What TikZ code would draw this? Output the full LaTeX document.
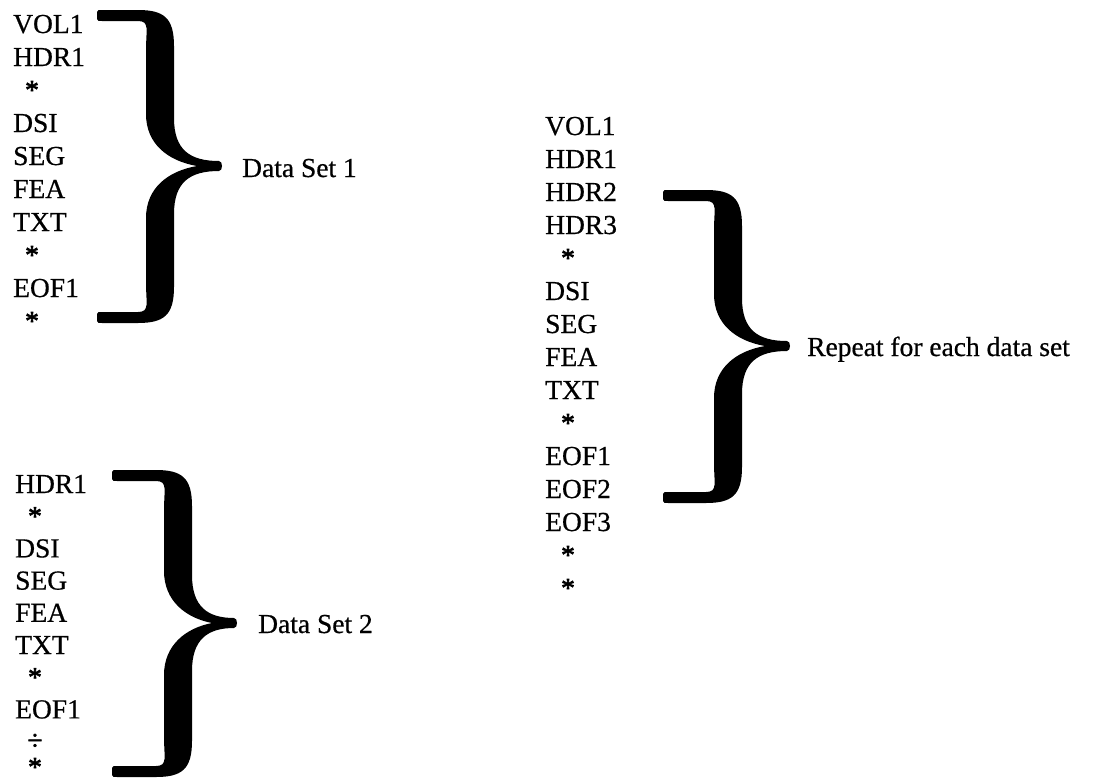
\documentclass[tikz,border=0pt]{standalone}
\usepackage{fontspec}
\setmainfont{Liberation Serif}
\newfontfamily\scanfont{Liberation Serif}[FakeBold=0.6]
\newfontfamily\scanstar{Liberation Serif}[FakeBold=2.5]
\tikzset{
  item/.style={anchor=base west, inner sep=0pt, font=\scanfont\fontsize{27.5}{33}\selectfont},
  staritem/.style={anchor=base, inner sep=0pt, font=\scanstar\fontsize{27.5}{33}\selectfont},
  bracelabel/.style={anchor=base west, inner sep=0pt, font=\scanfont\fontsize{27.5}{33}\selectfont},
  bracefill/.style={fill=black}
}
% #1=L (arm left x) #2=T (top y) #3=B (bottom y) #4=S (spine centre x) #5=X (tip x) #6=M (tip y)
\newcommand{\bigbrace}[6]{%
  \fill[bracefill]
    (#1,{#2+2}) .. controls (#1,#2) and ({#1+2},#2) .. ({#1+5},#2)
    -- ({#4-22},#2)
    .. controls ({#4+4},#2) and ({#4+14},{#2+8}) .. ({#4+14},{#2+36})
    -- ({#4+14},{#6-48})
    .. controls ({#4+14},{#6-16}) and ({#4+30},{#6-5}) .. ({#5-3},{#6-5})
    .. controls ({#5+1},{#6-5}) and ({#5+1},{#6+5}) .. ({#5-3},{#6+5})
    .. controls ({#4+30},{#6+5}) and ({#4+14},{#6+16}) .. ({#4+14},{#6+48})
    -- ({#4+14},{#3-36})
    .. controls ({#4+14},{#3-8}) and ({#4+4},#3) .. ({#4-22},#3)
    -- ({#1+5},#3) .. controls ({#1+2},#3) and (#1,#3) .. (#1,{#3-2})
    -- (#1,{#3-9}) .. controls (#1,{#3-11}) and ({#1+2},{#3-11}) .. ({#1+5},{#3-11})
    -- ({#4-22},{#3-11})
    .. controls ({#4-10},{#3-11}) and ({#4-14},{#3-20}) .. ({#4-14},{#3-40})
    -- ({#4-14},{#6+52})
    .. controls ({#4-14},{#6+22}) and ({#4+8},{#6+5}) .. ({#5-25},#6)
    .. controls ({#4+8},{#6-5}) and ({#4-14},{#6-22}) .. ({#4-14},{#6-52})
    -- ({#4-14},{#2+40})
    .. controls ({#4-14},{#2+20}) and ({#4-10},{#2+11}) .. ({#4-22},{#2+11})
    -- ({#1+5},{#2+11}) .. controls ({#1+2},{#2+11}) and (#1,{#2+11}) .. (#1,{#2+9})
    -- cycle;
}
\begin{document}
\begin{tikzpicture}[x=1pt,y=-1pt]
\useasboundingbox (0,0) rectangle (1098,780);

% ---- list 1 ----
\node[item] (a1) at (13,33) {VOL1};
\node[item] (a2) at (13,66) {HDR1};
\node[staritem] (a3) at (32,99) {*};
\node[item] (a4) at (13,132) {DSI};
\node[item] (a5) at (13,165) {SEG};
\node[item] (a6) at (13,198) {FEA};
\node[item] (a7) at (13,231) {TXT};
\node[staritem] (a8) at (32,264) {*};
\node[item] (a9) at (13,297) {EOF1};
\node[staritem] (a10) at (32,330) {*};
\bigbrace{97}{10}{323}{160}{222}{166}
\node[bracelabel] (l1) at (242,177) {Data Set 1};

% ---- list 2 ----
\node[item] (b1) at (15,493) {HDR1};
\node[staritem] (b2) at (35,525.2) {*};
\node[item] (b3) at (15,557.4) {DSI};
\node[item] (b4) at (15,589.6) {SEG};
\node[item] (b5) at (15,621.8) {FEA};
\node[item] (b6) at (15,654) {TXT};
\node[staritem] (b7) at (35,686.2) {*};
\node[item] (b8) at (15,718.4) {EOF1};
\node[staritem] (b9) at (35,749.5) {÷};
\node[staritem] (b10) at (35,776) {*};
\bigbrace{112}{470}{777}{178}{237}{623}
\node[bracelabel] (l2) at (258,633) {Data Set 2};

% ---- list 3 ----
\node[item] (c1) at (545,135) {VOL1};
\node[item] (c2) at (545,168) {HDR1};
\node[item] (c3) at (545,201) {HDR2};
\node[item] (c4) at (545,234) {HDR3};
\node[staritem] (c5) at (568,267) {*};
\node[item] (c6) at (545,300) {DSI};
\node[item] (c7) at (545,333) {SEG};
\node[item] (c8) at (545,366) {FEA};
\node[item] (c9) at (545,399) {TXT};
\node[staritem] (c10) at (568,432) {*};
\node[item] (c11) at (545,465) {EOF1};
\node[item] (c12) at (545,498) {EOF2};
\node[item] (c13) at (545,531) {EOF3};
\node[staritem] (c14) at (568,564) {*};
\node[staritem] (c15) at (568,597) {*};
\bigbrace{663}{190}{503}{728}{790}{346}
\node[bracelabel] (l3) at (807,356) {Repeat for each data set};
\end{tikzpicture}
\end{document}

§ §

## The exercise
Quote every line word for word and keep the images out of the copy.

## Task result
What TikZ code would draw this? Output the full LaTeX document.
\documentclass[tikz,border=0pt]{standalone}
\usepackage{fontspec}
\setmainfont{Liberation Serif}
\newfontfamily\scanfont{Liberation Serif}[FakeBold=0.6]
\newfontfamily\scanstar{Liberation Serif}[FakeBold=2.5]
\tikzset{
  item/.style={anchor=base west, inner sep=0pt, font=\scanfont\fontsize{27.5}{33}\selectfont},
  staritem/.style={anchor=base, inner sep=0pt, font=\scanstar\fontsize{27.5}{33}\selectfont},
  bracelabel/.style={anchor=base west, inner sep=0pt, font=\scanfont\fontsize{27.5}{33}\selectfont},
  bracefill/.style={fill=black}
}
% #1=L (arm left x) #2=T (top y) #3=B (bottom y) #4=S (spine centre x) #5=X (tip x) #6=M (tip y)
\newcommand{\bigbrace}[6]{%
  \fill[bracefill]
    (#1,{#2+2}) .. controls (#1,#2) and ({#1+2},#2) .. ({#1+5},#2)
    -- ({#4-22},#2)
    .. controls ({#4+4},#2) and ({#4+14},{#2+8}) .. ({#4+14},{#2+36})
    -- ({#4+14},{#6-48})
    .. controls ({#4+14},{#6-16}) and ({#4+30},{#6-5}) .. ({#5-3},{#6-5})
    .. controls ({#5+1},{#6-5}) and ({#5+1},{#6+5}) .. ({#5-3},{#6+5})
    .. controls ({#4+30},{#6+5}) and ({#4+14},{#6+16}) .. ({#4+14},{#6+48})
    -- ({#4+14},{#3-36})
    .. controls ({#4+14},{#3-8}) and ({#4+4},#3) .. ({#4-22},#3)
    -- ({#1+5},#3) .. controls ({#1+2},#3) and (#1,#3) .. (#1,{#3-2})
    -- (#1,{#3-9}) .. controls (#1,{#3-11}) and ({#1+2},{#3-11}) .. ({#1+5},{#3-11})
    -- ({#4-22},{#3-11})
    .. controls ({#4-10},{#3-11}) and ({#4-14},{#3-20}) .. ({#4-14},{#3-40})
    -- ({#4-14},{#6+52})
    .. controls ({#4-14},{#6+22}) and ({#4+8},{#6+5}) .. ({#5-25},#6)
    .. controls ({#4+8},{#6-5}) and ({#4-14},{#6-22}) .. ({#4-14},{#6-52})
    -- ({#4-14},{#2+40})
    .. controls ({#4-14},{#2+20}) and ({#4-10},{#2+11}) .. ({#4-22},{#2+11})
    -- ({#1+5},{#2+11}) .. controls ({#1+2},{#2+11}) and (#1,{#2+11}) .. (#1,{#2+9})
    -- cycle;
}
\begin{document}
\begin{tikzpicture}[x=1pt,y=-1pt]
\useasboundingbox (0,0) rectangle (1098,780);

% ---- list 1 ----
\node[item] (a1) at (13,33) {VOL1};
\node[item] (a2) at (13,66) {HDR1};
\node[staritem] (a3) at (32,99) {*};
\node[item] (a4) at (13,132) {DSI};
\node[item] (a5) at (13,165) {SEG};
\node[item] (a6) at (13,198) {FEA};
\node[item] (a7) at (13,231) {TXT};
\node[staritem] (a8) at (32,264) {*};
\node[item] (a9) at (13,297) {EOF1};
\node[staritem] (a10) at (32,330) {*};
\bigbrace{97}{10}{323}{160}{222}{166}
\node[bracelabel] (l1) at (242,177) {Data Set 1};

% ---- list 2 ----
\node[item] (b1) at (15,493) {HDR1};
\node[staritem] (b2) at (35,525.2) {*};
\node[item] (b3) at (15,557.4) {DSI};
\node[item] (b4) at (15,589.6) {SEG};
\node[item] (b5) at (15,621.8) {FEA};
\node[item] (b6) at (15,654) {TXT};
\node[staritem] (b7) at (35,686.2) {*};
\node[item] (b8) at (15,718.4) {EOF1};
\node[staritem] (b9) at (35,749.5) {÷};
\node[staritem] (b10) at (35,776) {*};
\bigbrace{112}{470}{777}{178}{237}{623}
\node[bracelabel] (l2) at (258,633) {Data Set 2};

% ---- list 3 ----
\node[item] (c1) at (545,135) {VOL1};
\node[item] (c2) at (545,168) {HDR1};
\node[item] (c3) at (545,201) {HDR2};
\node[item] (c4) at (545,234) {HDR3};
\node[staritem] (c5) at (568,267) {*};
\node[item] (c6) at (545,300) {DSI};
\node[item] (c7) at (545,333) {SEG};
\node[item] (c8) at (545,366) {FEA};
\node[item] (c9) at (545,399) {TXT};
\node[staritem] (c10) at (568,432) {*};
\node[item] (c11) at (545,465) {EOF1};
\node[item] (c12) at (545,498) {EOF2};
\node[item] (c13) at (545,531) {EOF3};
\node[staritem] (c14) at (568,564) {*};
\node[staritem] (c15) at (568,597) {*};
\bigbrace{663}{190}{503}{728}{790}{346}
\node[bracelabel] (l3) at (807,356) {Repeat for each data set};
\end{tikzpicture}
\end{document}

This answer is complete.